Décideurs. Gérez-vous Le Moulin Rouge comme une entreprise ?
J.-J.C. Je garde mon âme de saltimbanque pour veiller à la qualité du spectacle mais le pragmatisme prévaut dans la gestion de l'entreprise. Comme pour la création et le suivi quotidien du spectacle, je me suis entouré de gens de qualité pour diriger l’entreprise. C'est le secret de notre réussite.

Nous comptons 400 employés et il faut piloter leurs activités. Nos salariés sont d’une grande fidélité car nous pratiquons la promotion interne même si nous sommes à la recherche de nouveaux talents.

Nous devons assurer une logistique importante : nous servons près de 600 dîners par jour. Nous sommes attentifs à la qualité des repas, c’est très important pour notre clientèle française ! Nous achetons aussi 240 000 bouteilles de champagne par an.

Décideurs. Le Moulin Rouge est aussi une affaire familiale…
J.-J.C. Oui, ma famille détient 100 % du capital. Deux de mes enfants commencent à être impliqués mais pour diriger une PME de 400 personnes, il faut des capacités. C’est la raison pour laquelle ils ont fait des études et sont tous les deux titulaires d’un MBA. Cela leur donne de la légitimité. Mon fils Jean-Victor est en charge de l'administration financière, ma fille Virginie s’occupe de la marque qui est notre capital. Nous cherchons d’ailleurs à la diversifier et à créer un espace ludique, une discothèque et une brasserie. Nous étudions la possibilité de développer une activité hôtelière.
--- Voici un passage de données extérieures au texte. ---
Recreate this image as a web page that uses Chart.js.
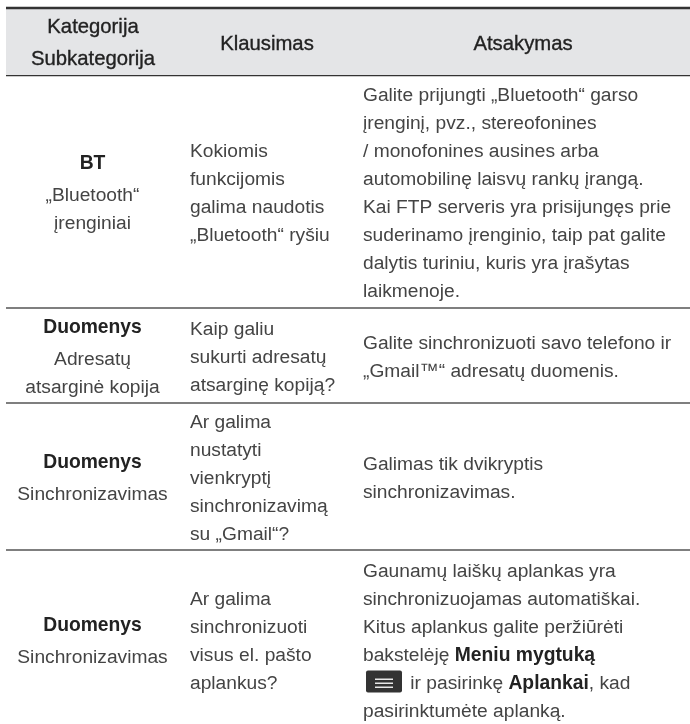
<!DOCTYPE html>
<html lang="lt">
<head>
<meta charset="utf-8">
<title>Kategorija</title>
<script src="https://cdn.jsdelivr.net/npm/chart.js@4"></script>
<style>
  html, body { margin: 0; padding: 0; background: #fff; }
  canvas { display: block; }
</style>
</head>
<body>
<canvas id="c" width="690" height="724"></canvas>
<script>
const headers = [["Kategorija", "Subkategorija"], ["Klausimas"], ["Atsakymas"]];
const categories = ["BT", "Duomenys", "Duomenys", "Duomenys"];
const subcategories = [
  ["„Bluetooth“", "įrenginiai"],
  ["Adresatų", "atsarginė kopija"],
  ["Sinchronizavimas"],
  ["Sinchronizavimas"],
];
const questions = [
  ["Kokiomis", "funkcijomis", "galima naudotis", "„Bluetooth“ ryšiu"],
  ["Kaip galiu", "sukurti adresatų", "atsarginę kopiją?"],
  ["Ar galima", "nustatyti", "vienkryptį", "sinchronizavimą", "su „Gmail“?"],
  ["Ar galima", "sinchronizuoti", "visus el. pašto", "aplankus?"],
];
// **bold** runs, @ = the menu button icon
const answers = [
  ["Galite prijungti „Bluetooth“ garso", "įrenginį, pvz., stereofonines", "/ monofonines ausines arba",
   "automobilinę laisvų rankų įrangą.", "Kai FTP serveris yra prisijungęs prie",
   "suderinamo įrenginio, taip pat galite", "dalytis turiniu, kuris yra įrašytas", "laikmenoje."],
  ["Galite sinchronizuoti savo telefono ir", "„Gmail™“ adresatų duomenis."],
  ["Galimas tik dvikryptis", "sinchronizavimas."],
  ["Gaunamų laiškų aplankas yra", "sinchronizuojamas automatiškai.", "Kitus aplankus galite peržiūrėti",
   "bakstelėję **Meniu mygtuką**", "@ ir pasirinkę **Aplankai**, kad", "pasirinktumėte aplanką."],
];
// row boundaries on the y scale
const rowEdges = [75, 308, 403, 550, 728];
const rowRules = [308, 403, 550];
const headerBand = [8, 75];

const textColor = "#444";
const boldColor = "#222";
const fontName = '"Liberation Sans", Arial, sans-serif';
const fontSize = 19.2;
const headSize = 20.3;
const boldSize = 19.3;
const lineHeight = 28;
const catGap = 32;

const COL = { cat: 92.5, q: 190, a: 363, head: [93, 267, 523] };

function drawRuns(ctx, line, x, y) {
  let cx = x;
  line.split("**").forEach((run, i) => {
    if (!run) return;
    ctx.font = `${i % 2 ? "bold " : ""}${i % 2 ? boldSize : fontSize}px ${fontName}`;
    ctx.fillStyle = i % 2 ? boldColor : textColor;
    if (run[0] === "@") {
      ctx.fillStyle = "#333";
      ctx.beginPath();
      ctx.roundRect(cx + 3, y - 18, 36, 22, 2);
      ctx.fill();
      ctx.fillStyle = "#e8e8e8";
      [-10, -6, -2].forEach((o) => ctx.fillRect(cx + 12, y + o, 18, 1.5));
      cx += 42;
      run = run.slice(1);
      ctx.fillStyle = textColor;
    }
    ctx.fillText(run, cx, y);
    cx += ctx.measureText(run).width;
  });
}

const tablePlugin = {
  id: "tableText",
  afterDatasetsDraw(chart) {
    const { ctx, scales } = chart;
    const X = (v) => scales.x.getPixelForValue(v);
    const Y = (v) => scales.y.getPixelForValue(v);
    ctx.save();
    ctx.textBaseline = "alphabetic";
    // header
    ctx.textAlign = "center";
    ctx.fillStyle = boldColor;
    ctx.strokeStyle = boldColor;
    ctx.lineWidth = 0.35;
    ctx.font = `${headSize}px ${fontName}`;
    headers.forEach((lines, c) => {
      const y0 = lines.length > 1 ? 33 : 50;
      lines.forEach((t, i) => {
        ctx.fillText(t, X(COL.head[c]), Y(y0 + catGap * i));
        ctx.strokeText(t, X(COL.head[c]), Y(y0 + catGap * i));
      });
    });
    categories.forEach((cat, r) => {
      const mid = (rowEdges[r] + rowEdges[r + 1]) / 2 + 7.5;
      // category column, centred
      const sub = subcategories[r];
      let y = mid - (catGap + (sub.length - 1) * lineHeight) / 2;
      ctx.textAlign = "center";
      ctx.font = `bold ${boldSize}px ${fontName}`;
      ctx.fillStyle = boldColor;
      ctx.fillText(cat, X(COL.cat), Y(y));
      y += catGap;
      ctx.font = `${fontSize}px ${fontName}`;
      ctx.fillStyle = textColor;
      sub.forEach((t) => { ctx.fillText(t, X(COL.cat), Y(y)); y += lineHeight; });
      // question and answer columns, left aligned
      ctx.textAlign = "left";
      [[questions[r], COL.q], [answers[r], COL.a]].forEach(([lines, x]) => {
        const y0 = mid - ((lines.length - 1) * lineHeight) / 2;
        lines.forEach((t, i) => drawRuns(ctx, t, X(x), Y(y0 + i * lineHeight)));
      });
    });
    ctx.restore();
  },
};

const ruleData = (y) => [{ x: 6, y }, { x: 690, y }];

new Chart(document.getElementById("c"), {
  type: "scatter",
  data: {
    datasets: [
      {
        data: ruleData(headerBand[0]),
        showLine: true, pointRadius: 0, borderColor: "#333", borderWidth: 2.5,
        fill: "+1", backgroundColor: "#e4e5e7",
      },
      {
        data: ruleData(headerBand[1]),
        showLine: true, pointRadius: 0, borderColor: "#333", borderWidth: 2.5,
      },
      ...rowRules.map((y) => ({
        data: ruleData(y),
        showLine: true, pointRadius: 0, borderColor: "#555", borderWidth: 1.3,
      })),
    ],
  },
  options: {
    responsive: false,
    animation: false,
    layout: { padding: 0 },
    plugins: { legend: { display: false }, tooltip: { enabled: false } },
    scales: {
      x: { type: "linear", min: 0, max: 690, display: false },
      y: { type: "linear", min: 0, max: 724, reverse: true, display: false },
    },
  },
  plugins: [tablePlugin],
});
</script>
</body>
</html>
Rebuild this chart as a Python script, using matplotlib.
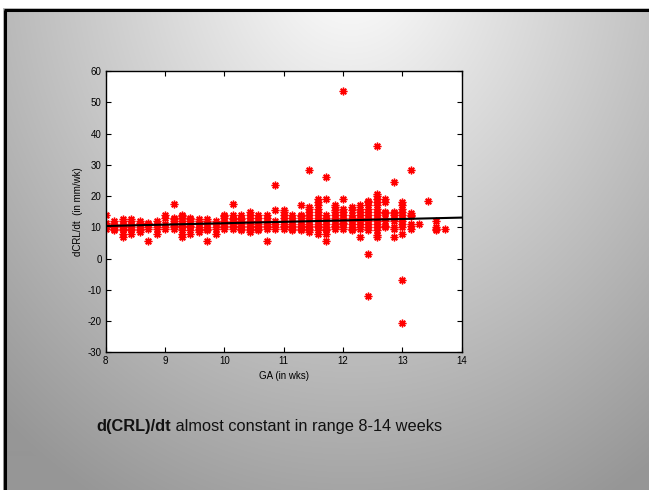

Décideurs. Le cœur de votre stratégie de développement est-il de capitaliser sur votre marque ?
J.-J.C. : Cela s’inscrit dans une stratégie plus globale que nous mettons en œuvre depuis 2009. Nous souhaitons maîtriser tous les outils qui fondent le spectacle. C’est notamment pour cela que nous avons racheté Clairvoy, un bottier parisien spécialisé dans le spectacle depuis les années 1950 ; La Maison Février, une plumasserie au service du music-hall et de la haute couture fondée en 1929 et, depuis peu, l'atelier de couture Mine Vergès. Toutes ces enseignes sont accessibles au grand public.

En 2009, nous avons aussi acheté nos murs et tout l’espace initial dont disposaient nos «pères fondateurs» de 1889, Oller et Zidler. Dans la salle agencée en 1950 on commençait à se sentir un peu à l’étroit. En achetant ces murs mais aussi tout l’espace d'origine, on se donne de l’oxygène. Nous nous réservons la possibilité de décupler l’impact du spectacle en occupant ces nouveaux espaces pour nos prochaines représentations.

Nous restons aussi à l’écoute de projets. Nous sommes prêts à exporter notre savoir-faire aux quatre coins du monde à condition que soient respectés notre concept et notre cahier des charges. Les Etats-Unis ou la Chine sont à la hauteur de notre standard de production.
Nous avons aussi une nouvelle revue en préparation. Nous la lancerons quand il faudra renouveler Féerie. Le spectacle est ce qu’il y a de plus important pour nous. Je n’oublie pas ce que disait mon père : «on est là pour donner de la joie.»